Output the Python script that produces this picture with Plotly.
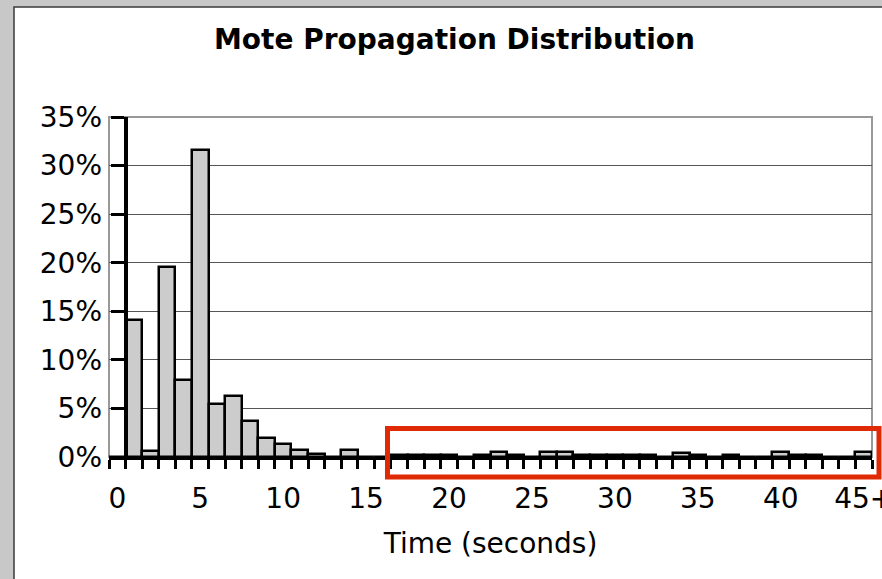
import plotly.graph_objects as go

# ---- data ----
categories = ["0", "1", "2", "3", "4", "5", "6", "7", "8", "9",
              "10", "11", "12", "13", "14", "15", "16", "17", "18", "19",
              "20", "21", "22", "23", "24", "25", "26", "27", "28", "29",
              "30", "31", "32", "33", "34", "35", "36", "37", "38", "39",
              "40", "41", "42", "43", "44", "45+"]
percent = [0.0, 14.1, 0.6, 19.6, 7.9, 31.6, 5.5, 6.3, 3.7, 2.0,
           1.3, 0.7, 0.28, 0.0, 0.7, 0.0, 0.0, 0.25, 0.25, 0.25,
           0.25, 0.0, 0.25, 0.5, 0.25, 0.0, 0.5, 0.5, 0.25, 0.25,
           0.25, 0.25, 0.25, 0.0, 0.4, 0.25, 0.0, 0.25, 0.0, 0.0,
           0.5, 0.25, 0.25, 0.0, 0.0, 0.5]
label_every = 5
y_ticks = [0, 5, 10, 15, 20, 25, 30, 35]
y_labels = ["0%", "5%", "10%", "15%", "20%", "25%", "30%", "35%"]

# ---- geometry ----
W, H = 882, 579
ML, MR, MT, MB = 109, 10, 117, 122
PW, PH = W - ML - MR, H - MT - MB


def px(x):
    return (x - ML) / PW


def py(y):
    return (H - MB - y) / PH


FONT = "DejaVu Sans, Verdana, sans-serif"
n = len(categories)
xs = list(range(n))
tickvals = [i for i in xs if i % label_every == 0]
ticktext = [categories[i] for i in tickvals]
boundaries = [i - 0.5 for i in range(n + 1)]

fig = go.Figure()
fig.add_trace(go.Bar(
    x=xs, y=percent, width=1,
    marker=dict(color="#CCCCCC", line=dict(color="black", width=2.5)),
    hoverinfo="skip",
))

fig.update_layout(
    width=W, height=H,
    margin=dict(l=ML, r=MR, t=MT, b=MB, pad=0),
    paper_bgcolor="#C8C8C8",
    plot_bgcolor="rgba(0,0,0,0)",
    showlegend=False,
    bargap=0,
    font=dict(family=FONT, size=28, color="black"),
    title=dict(
        text="<b>Mote Propagation Distribution</b>",
        font=dict(family=FONT, size=28, color="black"),
        x=454.5 / W, xref="container", xanchor="center",
        y=1 - 39 / H, yref="container", yanchor="middle",
    ),
    xaxis=dict(
        range=[-0.5, n - 0.5],
        tickmode="array", tickvals=tickvals, ticktext=ticktext,
        ticks="", showgrid=False, zeroline=False,
        showline=True, linecolor="black", linewidth=3,
        tickfont=dict(family=FONT, size=28, color="black"),
        ticklabelstandoff=14,
        ticklabeloverflow="allow",
        minor=dict(tickmode="array", tickvals=boundaries, ticks="outside",
                   ticklen=9, tickwidth=3, tickcolor="black", showgrid=False),
        title=dict(text="Time (seconds)", standoff=20,
                   font=dict(family=FONT, size=28, color="black")),
        automargin=False, fixedrange=True,
    ),
    yaxis=dict(
        range=[0, 35], tickmode="array", tickvals=y_ticks, ticktext=y_labels,
        anchor="free", position=1 / n,
        showline=True, linecolor="black", linewidth=4,
        ticks="outside", ticklen=13, tickwidth=3, tickcolor="black",
        showgrid=True, gridcolor="#555555", gridwidth=1,
        zeroline=False,
        tickfont=dict(family=FONT, size=28, color="black"),
        ticklabelstandoff=3,
        ticklabeloverflow="allow",
        automargin=False, fixedrange=True,
    ),
    shapes=[
        # white chart panel with dark border
        dict(type="rect", xref="paper", yref="paper",
             x0=px(14), x1=px(W + 10), y0=py(H + 10), y1=py(7),
             fillcolor="white", line=dict(color="#3a3a3a", width=1.5),
             layer="below"),
        # plot area border
        dict(type="rect", xref="paper", yref="paper",
             x0=0, x1=1, y0=0, y1=1,
             fillcolor="rgba(0,0,0,0)", line=dict(color="#999999", width=2),
             layer="below"),
        # red highlight box
        dict(type="rect", xref="paper", yref="paper",
             x0=px(387.5), x1=px(879), y0=py(477), y1=py(428.5),
             fillcolor="rgba(0,0,0,0)", line=dict(color="#E02A05", width=5),
             layer="above"),
    ],
)

fig.write_html("out.html")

┄┄┄┄┄┄

• WRITTEN REQUEST: Print the data above verbatim from the first line through the line holding "import plotly.graph_objects as go", leaving every picture out.

• SOLUTION FOR THIS PROBLEM:
Output the Python script that produces this picture with Plotly.
import plotly.graph_objects as go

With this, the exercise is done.